Les images réalisées donnent une impression forte de la gravité extrême de l’accident nucléaire, plus puissante sans doute qu’un simple cliché se voulant réaliste. 

Et ce pur montage de Gilbert Garçin nous parle avec force de la fragilité des couples et de leur délicate entente.

Vive la diversité des pratiques photographiques !

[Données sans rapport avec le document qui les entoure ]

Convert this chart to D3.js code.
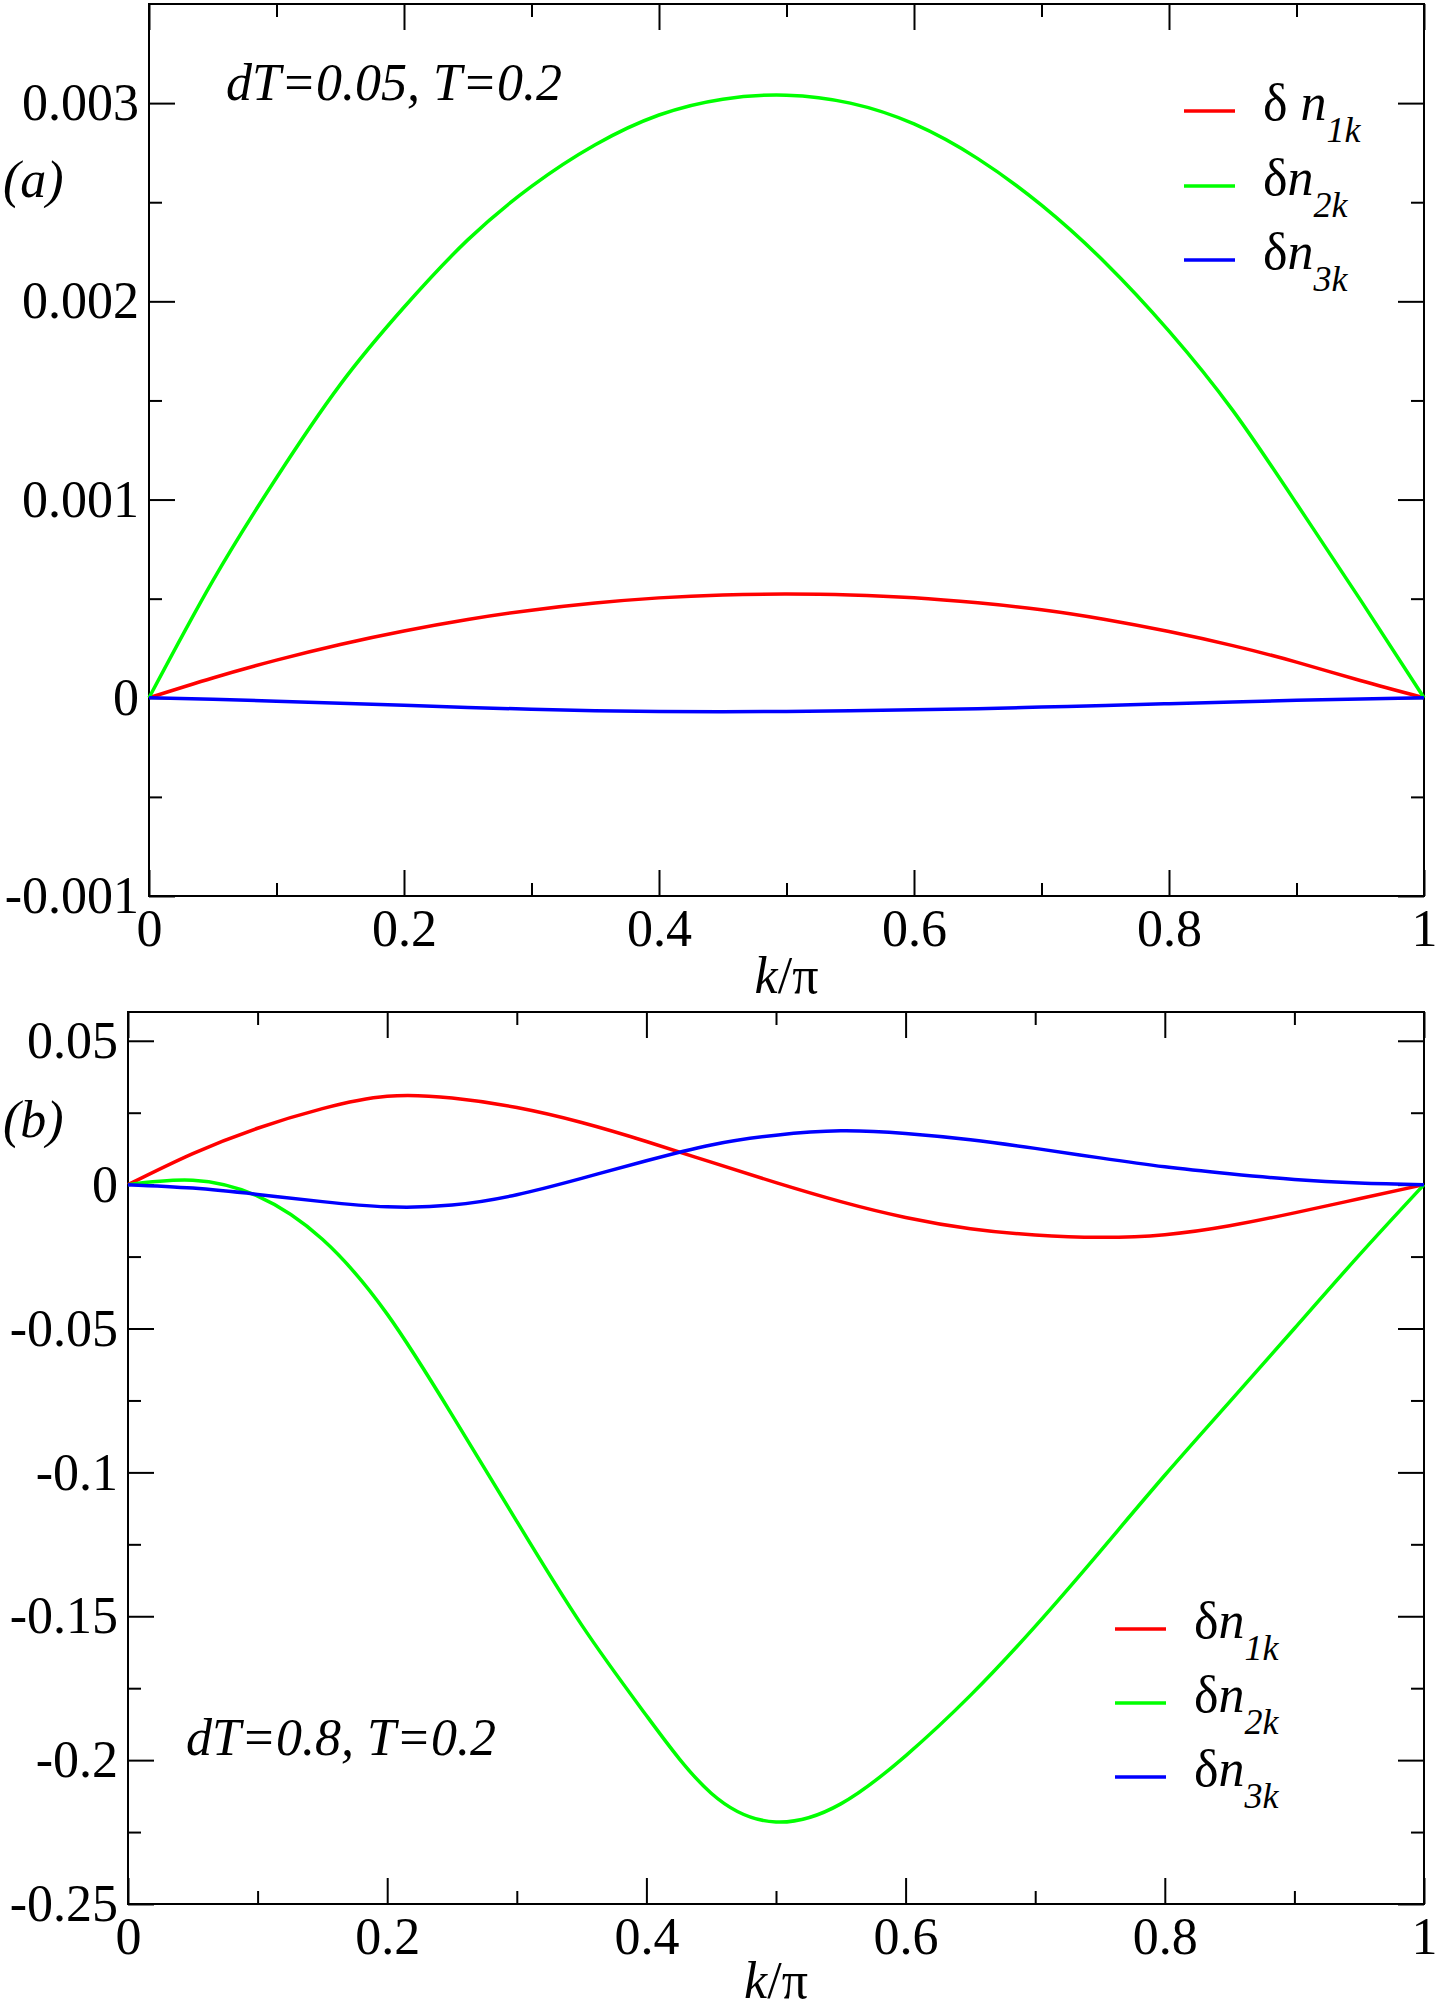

Pourquoi choisir ? Que chacun ait la pratique qui lui convient, et même plusieurs. Sans interdiction aucune, et sans ne jamais décréter devant un montage que cela n’est pas de la photo. 
Remarquons d’ailleurs qu’un photomontage visible « triche » paradoxalement moins qu’une photo prétendue réelle, puisqu’au moins la première avoue qu’il y a supercherie. Qui croirait que cette femme lance sa tête en l’air ? Qui se fierait à cette présence d’un tel oignon dans un couloir ? Alors qu’on pourrait facilement se méprendre sur un baiser fougueux à l’hôtel de ville…
 
Tout est question d’intention, et il n’y a sans doute aucune frontière tangible entre les productions des amateurs et celles des Artistes… Plus ou moins, le photographe est un constructeur de monde, et l’essentiel est qu’il parvienne à exprimer ce qu’il ressent, quels que soient les moyens mis en œuvre. De toute façon, la photo est une « déréalisation », «une réduction de la dynamique temporelle de la vie à l’espace physique de l’image » comme l’écrit Laurence Chellali sur photofolle.net 


Un détournement réalisé par Kathy Grove, le sens n’est plus le même… 
Comme l’écrit Jean-Christophe Béchet dans son livre « Petite philosophie pratique de la prise de vue photographique » (Creaphis Editions) : « Chaque photographe doit expliciter son rapport au réel. Je crois que le mot-clé c'est la “ distance ”.Le travail d'un photographe est intéressant quand il définit sa distance par rapport au réel. Certains se sentent bien lorsqu'ils collent au réel, lorsqu'ils sont au plus près de l'action et font du photojournalisme. À l'opposé d'autres photographes veulent se détacher le plus possible d'une réalité et créent des mises en scène, des décors, incrustations d'images pour reconstituer “ leur propre réel ”… Et entre ces deux points de vue extrêmes, il y a une palette de pratiques où chacun se bat avec un réel qu'il “domestique” plus ou moins… ».